**Job:** Repeat the listing that follows, character for character, minus the pictures.

**Dataset excerpt:**
▼

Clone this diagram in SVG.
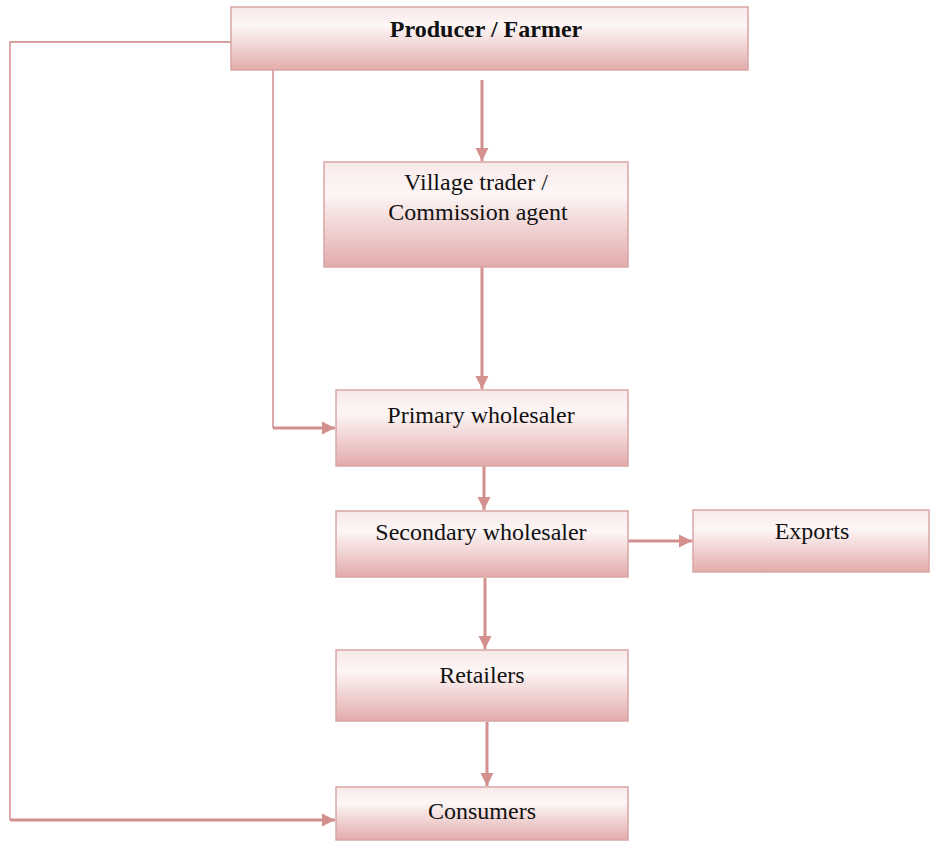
<svg xmlns="http://www.w3.org/2000/svg" width="930" height="841" viewBox="0 0 930 841">
<defs>
<linearGradient id="g" x1="0" y1="0" x2="0" y2="1">
<stop offset="0" stop-color="#f9e9e9"/>
<stop offset="0.3" stop-color="#fdf6f6"/>
<stop offset="1" stop-color="#e3abab"/>
</linearGradient>
<marker id="ah" viewBox="0 0 10 10" refX="10" refY="5" markerWidth="4.5" markerHeight="4.5" markerUnits="strokeWidth" orient="auto">
<path d="M0,0 L10,5 L0,10 z" fill="#d48f8f"/>
</marker>
</defs>
<style>
.box{fill:url(#g);stroke:#d9a5a5;stroke-width:1.5}
.t{font-family:"Liberation Serif","Times New Roman",serif;font-size:24px;fill:#111;text-anchor:middle}
.b{font-weight:bold}
.c{fill:none;stroke:#d48f8f;stroke-width:3}
.th{fill:none;stroke:#d9a0a0;stroke-width:1.8}
</style>
<rect width="930" height="841" fill="#fff"/>
<g id="connectors">
<polyline class="th" points="231,42 10,42 10,820"/>
<line class="c" x1="10" y1="820" x2="335" y2="820" marker-end="url(#ah)"/>
<polyline class="th" points="273,70 273,428"/>
<line class="c" x1="273" y1="428" x2="335" y2="428" marker-end="url(#ah)"/>
<line class="c" x1="482" y1="80" x2="482" y2="161" marker-end="url(#ah)"/>
<line class="c" x1="482" y1="267" x2="482" y2="389" marker-end="url(#ah)"/>
<line class="c" x1="484" y1="448" x2="484" y2="510" marker-end="url(#ah)"/>
<line class="c" x1="628" y1="541" x2="692" y2="541" marker-end="url(#ah)"/>
<line class="c" x1="485" y1="578" x2="485" y2="649" marker-end="url(#ah)"/>
<line class="c" x1="487" y1="722" x2="487" y2="786" marker-end="url(#ah)"/>
</g>
<g id="producer">
<rect class="box" x="231" y="7" width="517" height="63"/>
<text class="t b" x="486" y="37">Producer / Farmer</text>
</g>
<g id="village">
<rect class="box" x="324" y="162" width="304" height="105"/>
<text class="t" x="476" y="190">Village trader /</text>
<text class="t" x="478" y="220">Commission agent</text>
</g>
<g id="primary">
<rect class="box" x="336" y="390" width="292" height="76"/>
<text class="t" x="481" y="423">Primary wholesaler</text>
</g>
<g id="secondary">
<rect class="box" x="336" y="511" width="292" height="66"/>
<text class="t" x="481" y="540">Secondary wholesaler</text>
</g>
<g id="exports">
<rect class="box" x="693" y="510" width="236" height="62"/>
<text class="t" x="812" y="539">Exports</text>
</g>
<g id="retailers">
<rect class="box" x="336" y="650" width="292" height="71"/>
<text class="t" x="482" y="683">Retailers</text>
</g>
<g id="consumers">
<rect class="box" x="336" y="787" width="292" height="53"/>
<text class="t" x="482" y="819">Consumers</text>
</g>
</svg>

▲

**Finished exercise:**
Clone this diagram in SVG.
<svg xmlns="http://www.w3.org/2000/svg" width="930" height="841" viewBox="0 0 930 841">
<defs>
<linearGradient id="g" x1="0" y1="0" x2="0" y2="1">
<stop offset="0" stop-color="#f9e9e9"/>
<stop offset="0.3" stop-color="#fdf6f6"/>
<stop offset="1" stop-color="#e3abab"/>
</linearGradient>
<marker id="ah" viewBox="0 0 10 10" refX="10" refY="5" markerWidth="4.5" markerHeight="4.5" markerUnits="strokeWidth" orient="auto">
<path d="M0,0 L10,5 L0,10 z" fill="#d48f8f"/>
</marker>
</defs>
<style>
.box{fill:url(#g);stroke:#d9a5a5;stroke-width:1.5}
.t{font-family:"Liberation Serif","Times New Roman",serif;font-size:24px;fill:#111;text-anchor:middle}
.b{font-weight:bold}
.c{fill:none;stroke:#d48f8f;stroke-width:3}
.th{fill:none;stroke:#d9a0a0;stroke-width:1.8}
</style>
<rect width="930" height="841" fill="#fff"/>
<g id="connectors">
<polyline class="th" points="231,42 10,42 10,820"/>
<line class="c" x1="10" y1="820" x2="335" y2="820" marker-end="url(#ah)"/>
<polyline class="th" points="273,70 273,428"/>
<line class="c" x1="273" y1="428" x2="335" y2="428" marker-end="url(#ah)"/>
<line class="c" x1="482" y1="80" x2="482" y2="161" marker-end="url(#ah)"/>
<line class="c" x1="482" y1="267" x2="482" y2="389" marker-end="url(#ah)"/>
<line class="c" x1="484" y1="448" x2="484" y2="510" marker-end="url(#ah)"/>
<line class="c" x1="628" y1="541" x2="692" y2="541" marker-end="url(#ah)"/>
<line class="c" x1="485" y1="578" x2="485" y2="649" marker-end="url(#ah)"/>
<line class="c" x1="487" y1="722" x2="487" y2="786" marker-end="url(#ah)"/>
</g>
<g id="producer">
<rect class="box" x="231" y="7" width="517" height="63"/>
<text class="t b" x="486" y="37">Producer / Farmer</text>
</g>
<g id="village">
<rect class="box" x="324" y="162" width="304" height="105"/>
<text class="t" x="476" y="190">Village trader /</text>
<text class="t" x="478" y="220">Commission agent</text>
</g>
<g id="primary">
<rect class="box" x="336" y="390" width="292" height="76"/>
<text class="t" x="481" y="423">Primary wholesaler</text>
</g>
<g id="secondary">
<rect class="box" x="336" y="511" width="292" height="66"/>
<text class="t" x="481" y="540">Secondary wholesaler</text>
</g>
<g id="exports">
<rect class="box" x="693" y="510" width="236" height="62"/>
<text class="t" x="812" y="539">Exports</text>
</g>
<g id="retailers">
<rect class="box" x="336" y="650" width="292" height="71"/>
<text class="t" x="482" y="683">Retailers</text>
</g>
<g id="consumers">
<rect class="box" x="336" y="787" width="292" height="53"/>
<text class="t" x="482" y="819">Consumers</text>
</g>
</svg>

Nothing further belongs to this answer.